Cameron appeared at Edinburgh Sheriff Court for a means hearing on Friday and represented himself.

Fiscal depute Asif Rashie said prosecutors were aware of a sum of £20,948 being available to Cameron.

Mr Rashie said the cash was waiting in the bank to be claimed by Cameron from his late father’s estate.

But Cameron told the court he couldn’t accept the money and use it to pay the Speirs family as he believed he was owed much more.

He claimed around £86,000 was due to him following his dad’s passing, adding the situation was a “mess” and needed to be sorted out first.

Cameron, of the city’s Trinity area, told Sheriff Nigel Morrison QC he was “between a rock and hard place”.

But the sheriff dismissed Cameron’s claims, telling him: “This has gone on long enough.”

Sheriff Morrison said if Cameron failed to pay the money by September 9, he would be given the alternative of 568 days.

Cameron owes £20,948 from the original order plus interest, taking the total to £22,073.

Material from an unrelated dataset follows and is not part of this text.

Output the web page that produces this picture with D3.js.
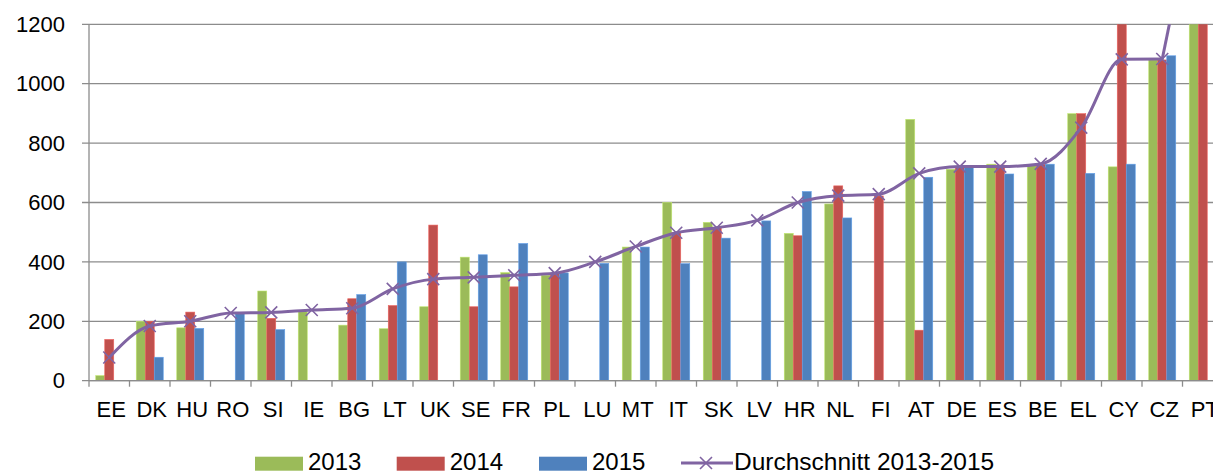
<!DOCTYPE html>
<html>
<head>
<meta charset="utf-8">
<script src="https://cdn.jsdelivr.net/npm/d3@7"></script>
<style>
  body { margin: 0; background: #fff; }
  text { font-family: "Liberation Sans", Arial, sans-serif; fill: #000; }
</style>
</head>
<body>
<div id="chart"></div>
<script>
// country codes on the x axis
var countries = ["EE", "DK", "HU", "RO", "SI", "IE", "BG", "LT", "UK", "SE", "FR", "PL", "LU", "MT",
  "IT", "SK", "LV", "HR", "NL", "FI", "AT", "DE", "ES", "BE", "EL", "CY", "CZ", "PT"];

// values, null = no bar
var v2013 = [17, 200, 178, null, 302, 232, 187, 175, 249, 416, 364, 355, null, 450,
  600, 533, null, 496, 595, null, 880, 712, 729, 724, 899, 720, 1080, 1700];
var v2014 = [139, 200, 231, null, 210, null, 276, 253, 524, 249, 316, 361, null, null,
  499, 515, null, 488, 656, 622, 170, 720, 726, 729, 899, 1800, 1080, 1800];
var v2015 = [null, 79, 176, 226, 172, null, 290, 400, null, 424, 462, 363, 395, 450,
  394, 480, 538, 637, 548, null, 685, 722, 696, 729, 698, 729, 1094, null];
var avg = [78, 184, 200, 228, 230, 238, 244, 309, 342, 348, 355, 362, 400, 452,
  498, 515, 540, 600, 623, 628, 698, 721, 721, 730, 852, 1082, 1083, 1750];

var yTicks = [0, 200, 400, 600, 800, 1000, 1200];
var seriesNames = ["2013", "2014", "2015"];
var lineName = "Durchschnitt 2013-2015";
var colors = ["#9BBB59", "#C0504D", "#4F81BD"];
var lineColor = "#8064A2";

var W = 1213, H = 472;
var margin = { top: 24.3, left: 89, bottom: 380.7 };

var svg = d3.select("#chart").append("svg")
  .attr("width", W)
  .attr("height", H);

var x = d3.scaleBand()
  .domain(countries)
  .range([margin.left, margin.left + countries.length * 40.5]);

var xs = d3.scaleBand()
  .domain([0, 1, 2])
  .range([0, x.bandwidth()])
  .paddingInner(0)
  .paddingOuter(0.75);

var y = d3.scaleLinear()
  .domain([0, 1200])
  .range([margin.bottom, margin.top]);

// gridlines
svg.append("g")
  .selectAll("line")
  .data(yTicks)
  .join("line")
  .attr("x1", margin.left - 7)
  .attr("x2", W)
  .attr("y1", function (d) { return y(d); })
  .attr("y2", function (d) { return y(d); })
  .attr("stroke", "#8c8c8c")
  .attr("stroke-width", 1.3);

// y labels
svg.append("g")
  .selectAll("text")
  .data(yTicks)
  .join("text")
  .attr("x", 65)
  .attr("y", function (d) { return y(d); })
  .attr("dy", "0.35em")
  .attr("text-anchor", "end")
  .style("font-size", "22px")
  .text(function (d) { return d; });

svg.append("clipPath").attr("id", "plotclip")
  .append("rect")
  .attr("x", margin.left)
  .attr("y", margin.top)
  .attr("width", W - margin.left)
  .attr("height", margin.bottom - margin.top);

var plot = svg.append("g").attr("clip-path", "url(#plotclip)");

// bars
[v2013, v2014, v2015].forEach(function (vals, s) {
  plot.append("g")
    .selectAll("rect")
    .data(countries.map(function (c, i) { return { c: c, v: vals[i] }; })
      .filter(function (d) { return d.v != null; }))
    .join("rect")
    .attr("x", function (d) { return x(d.c) + xs(s); })
    .attr("width", xs.bandwidth())
    .attr("y", function (d) { return y(d.v); })
    .attr("height", function (d) { return y(0) - y(d.v); })
    .attr("fill", colors[s])
    .attr("stroke", d3.color(colors[s]).brighter(0.6))
    .attr("stroke-width", 0.6);
});

// average line (smoothed up to CZ, the jump to PT leaves the chart)
var pts = countries.map(function (c, i) { return { c: c, v: avg[i] }; });
var line = d3.line()
  .x(function (d) { return x(d.c) + x.bandwidth() / 2; })
  .y(function (d) { return y(d.v); });

plot.append("path")
  .datum(pts.slice(0, pts.length - 1))
  .attr("fill", "none")
  .attr("stroke", lineColor)
  .attr("stroke-width", 3)
  .attr("stroke-linejoin", "round")
  .attr("d", line.curve(d3.curveMonotoneX));

plot.append("path")
  .datum(pts.slice(pts.length - 2))
  .attr("fill", "none")
  .attr("stroke", lineColor)
  .attr("stroke-width", 3)
  .attr("d", line.curve(d3.curveLinear));

function cross(g, cx, cy, r) {
  g.append("path")
    .attr("d", "M" + (cx - r) + "," + (cy - r) + "L" + (cx + r) + "," + (cy + r) +
      "M" + (cx - r) + "," + (cy + r) + "L" + (cx + r) + "," + (cy - r))
    .attr("stroke", lineColor)
    .attr("stroke-width", 1.6)
    .attr("fill", "none");
}
pts.forEach(function (d) {
  cross(plot, x(d.c) + x.bandwidth() / 2, y(d.v), 6);
});

// axes lines
svg.append("line")
  .attr("x1", margin.left).attr("x2", margin.left)
  .attr("y1", margin.top).attr("y2", margin.bottom)
  .attr("stroke", "#8c8c8c").attr("stroke-width", 1.3);

svg.append("line")
  .attr("x1", margin.left).attr("x2", W)
  .attr("y1", margin.bottom).attr("y2", margin.bottom)
  .attr("stroke", "#8c8c8c").attr("stroke-width", 1.3);

// x ticks on band edges
svg.append("g")
  .selectAll("line")
  .data(countries)
  .join("line")
  .attr("x1", function (d) { return x(d); })
  .attr("x2", function (d) { return x(d); })
  .attr("y1", margin.bottom)
  .attr("y2", margin.bottom + 6)
  .attr("stroke", "#8c8c8c")
  .attr("stroke-width", 1.3);

// x labels
svg.append("g")
  .selectAll("text")
  .data(countries)
  .join("text")
  .attr("x", function (d) { return x(d) + x.bandwidth() / 2 + 2; })
  .attr("y", 417)
  .attr("text-anchor", "middle")
  .style("font-size", "22px")
  .text(function (d) { return d; });

// legend
var legend = svg.append("g");
var legX = [255, 396.7, 539];
seriesNames.forEach(function (n, i) {
  legend.append("rect")
    .attr("x", legX[i]).attr("y", 456.7)
    .attr("width", 48).attr("height", 14)
    .attr("fill", colors[i]);
  legend.append("text")
    .attr("x", legX[i] + 53).attr("y", 469.5)
    .style("font-size", "24px")
    .text(n);
});
legend.append("line")
  .attr("x1", 681).attr("x2", 733)
  .attr("y1", 463).attr("y2", 463)
  .attr("stroke", lineColor).attr("stroke-width", 3);
cross(legend, 706, 463, 6);
legend.append("text")
  .attr("x", 734).attr("y", 469.5)
  .style("font-size", "24.5px")
  .text(lineName);
</script>
</body>
</html>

In April 2015 Cameron was jailed for five years for obtaining £476,874 from Jonathan by fraud between October 1 2009 and September 14 2012.

He was found guilty at Edinburgh Sheriff Court. His sentence was later reduced to four years on appeal.

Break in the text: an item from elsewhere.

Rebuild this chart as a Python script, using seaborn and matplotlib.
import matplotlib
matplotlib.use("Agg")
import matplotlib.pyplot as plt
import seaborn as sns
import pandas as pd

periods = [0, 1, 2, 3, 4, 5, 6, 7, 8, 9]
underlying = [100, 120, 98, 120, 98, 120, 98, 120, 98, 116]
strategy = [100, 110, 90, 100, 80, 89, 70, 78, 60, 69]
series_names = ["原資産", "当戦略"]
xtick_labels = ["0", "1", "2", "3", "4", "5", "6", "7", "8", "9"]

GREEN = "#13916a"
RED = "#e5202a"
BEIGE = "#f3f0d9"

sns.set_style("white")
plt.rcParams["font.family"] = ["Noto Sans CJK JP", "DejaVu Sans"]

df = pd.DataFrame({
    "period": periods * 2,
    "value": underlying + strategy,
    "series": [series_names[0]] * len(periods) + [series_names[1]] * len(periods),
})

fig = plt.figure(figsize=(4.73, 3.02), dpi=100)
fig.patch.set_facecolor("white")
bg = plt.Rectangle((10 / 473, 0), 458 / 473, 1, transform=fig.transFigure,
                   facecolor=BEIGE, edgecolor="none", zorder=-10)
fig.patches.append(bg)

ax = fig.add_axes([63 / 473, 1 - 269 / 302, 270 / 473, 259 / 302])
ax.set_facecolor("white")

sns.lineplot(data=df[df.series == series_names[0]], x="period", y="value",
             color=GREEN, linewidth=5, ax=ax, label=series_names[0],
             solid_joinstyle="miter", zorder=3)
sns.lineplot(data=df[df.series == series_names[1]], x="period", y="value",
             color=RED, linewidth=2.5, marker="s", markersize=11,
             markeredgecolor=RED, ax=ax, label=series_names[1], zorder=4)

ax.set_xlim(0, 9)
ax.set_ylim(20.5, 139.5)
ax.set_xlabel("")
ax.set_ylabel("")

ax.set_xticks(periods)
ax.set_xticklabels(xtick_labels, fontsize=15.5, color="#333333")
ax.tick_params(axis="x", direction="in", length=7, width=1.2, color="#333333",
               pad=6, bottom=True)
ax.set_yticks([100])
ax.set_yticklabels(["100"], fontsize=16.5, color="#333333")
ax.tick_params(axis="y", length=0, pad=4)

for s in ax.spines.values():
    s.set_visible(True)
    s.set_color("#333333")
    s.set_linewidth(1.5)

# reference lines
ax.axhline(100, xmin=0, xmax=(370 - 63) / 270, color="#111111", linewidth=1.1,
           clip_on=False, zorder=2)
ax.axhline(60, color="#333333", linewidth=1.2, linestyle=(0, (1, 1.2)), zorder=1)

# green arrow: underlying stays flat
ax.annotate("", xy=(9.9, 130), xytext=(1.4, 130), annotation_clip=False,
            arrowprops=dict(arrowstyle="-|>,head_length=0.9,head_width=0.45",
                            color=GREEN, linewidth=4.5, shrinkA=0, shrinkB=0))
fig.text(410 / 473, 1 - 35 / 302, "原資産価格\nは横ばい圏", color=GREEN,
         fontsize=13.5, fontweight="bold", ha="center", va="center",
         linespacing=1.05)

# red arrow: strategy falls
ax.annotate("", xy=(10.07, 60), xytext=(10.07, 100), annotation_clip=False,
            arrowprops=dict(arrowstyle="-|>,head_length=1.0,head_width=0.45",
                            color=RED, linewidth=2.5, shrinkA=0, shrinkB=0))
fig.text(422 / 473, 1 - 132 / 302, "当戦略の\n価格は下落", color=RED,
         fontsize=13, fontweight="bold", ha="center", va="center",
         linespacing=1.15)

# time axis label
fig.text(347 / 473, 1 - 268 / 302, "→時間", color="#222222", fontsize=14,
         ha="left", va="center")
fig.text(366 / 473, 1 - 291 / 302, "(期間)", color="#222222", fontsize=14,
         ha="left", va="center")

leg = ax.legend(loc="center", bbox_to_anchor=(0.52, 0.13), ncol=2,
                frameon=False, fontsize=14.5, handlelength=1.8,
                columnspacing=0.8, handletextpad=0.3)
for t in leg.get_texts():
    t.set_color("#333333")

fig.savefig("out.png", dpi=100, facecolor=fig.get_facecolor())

Cameron persuaded Jonathan to invest in Chase Telecom Ltd, a firm he said he’d set up to obtain a lucrative contract to supply telecom services.

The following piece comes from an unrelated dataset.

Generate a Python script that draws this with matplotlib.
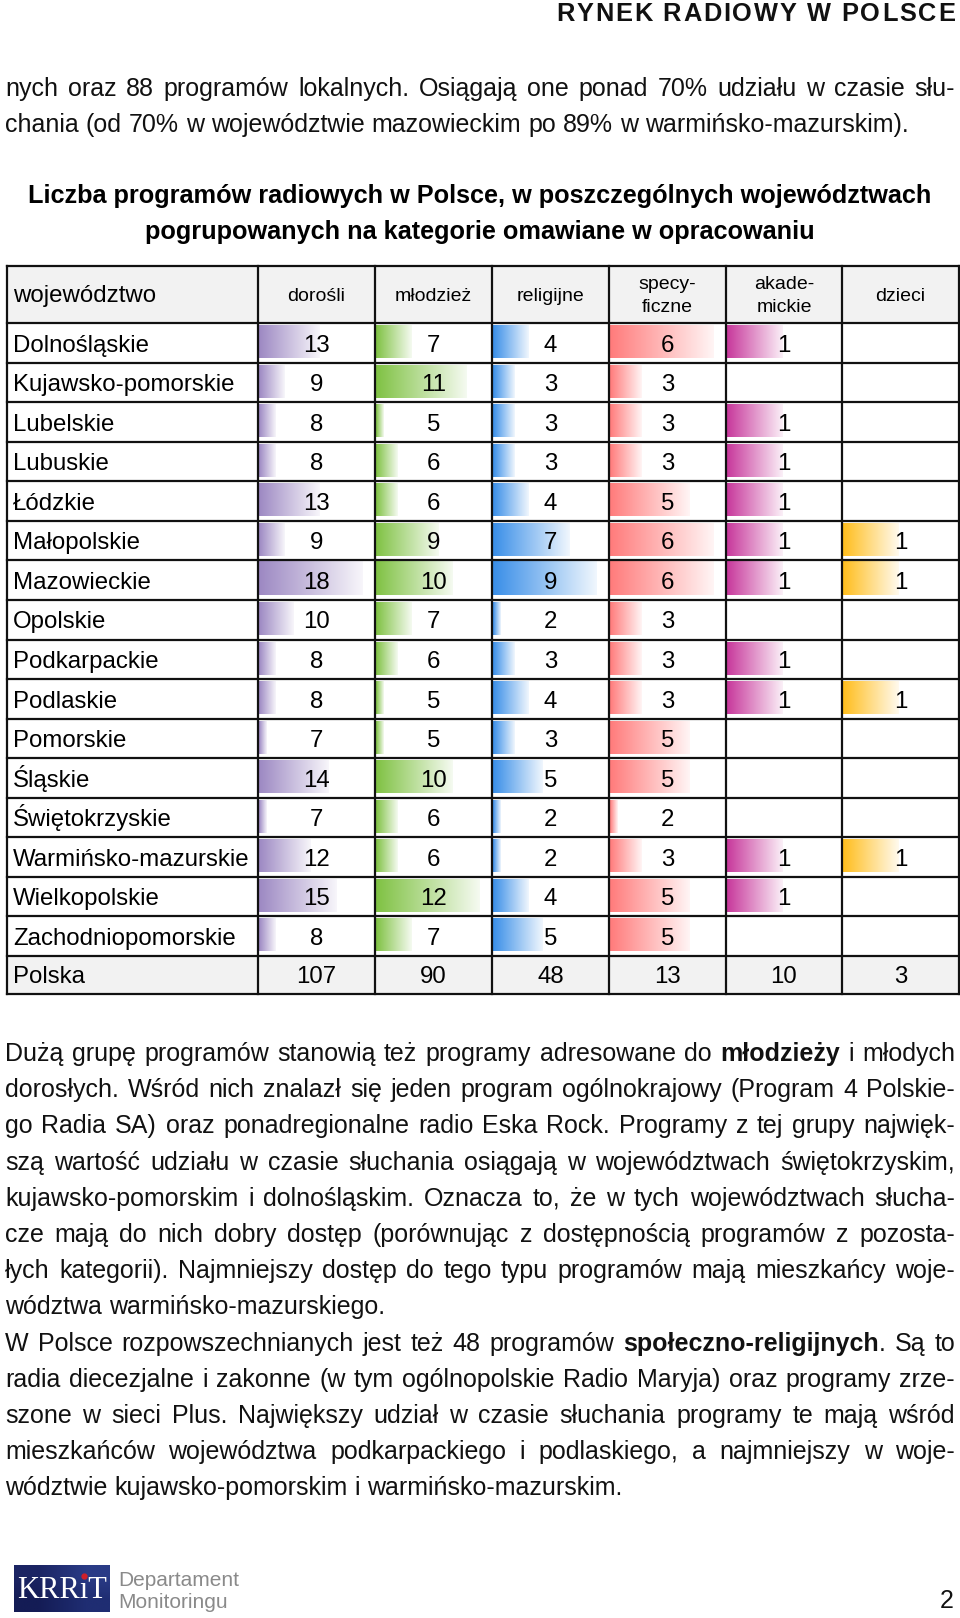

He claimed other investors had invested millions and Jonathan could expect to receive £2 million within two years.

Cameron even sent out false documents to show the company was trading well.

He transferred Jonathan three payments totalling £75,935 as dividends which actually came from the victim’s own funds.

During the trial, fiscal depute Gerard Drugan described Cameron as “a Walter Mitty character” who spent “astronomical amounts of money”.

Cameron’s home in Trinity was valued at more than £1m while his children went to a fee-paying school, holidays were spent in luxury villas in Portugal, and he bought expensive Swiss watches and dined in the best restaurants.

One of his daughters went to the Fame Academy in New York and stayed in a flat near the Empire State Building.

Cameron borrowed cash from his parents, neighbours and finance companies, such as Wonga, to support his lavish lifestyle and was declared bankrupt.

At the time, his crime left the Speirs family in a dire financial situation with Jonathan’s widow being forced to sell the family home.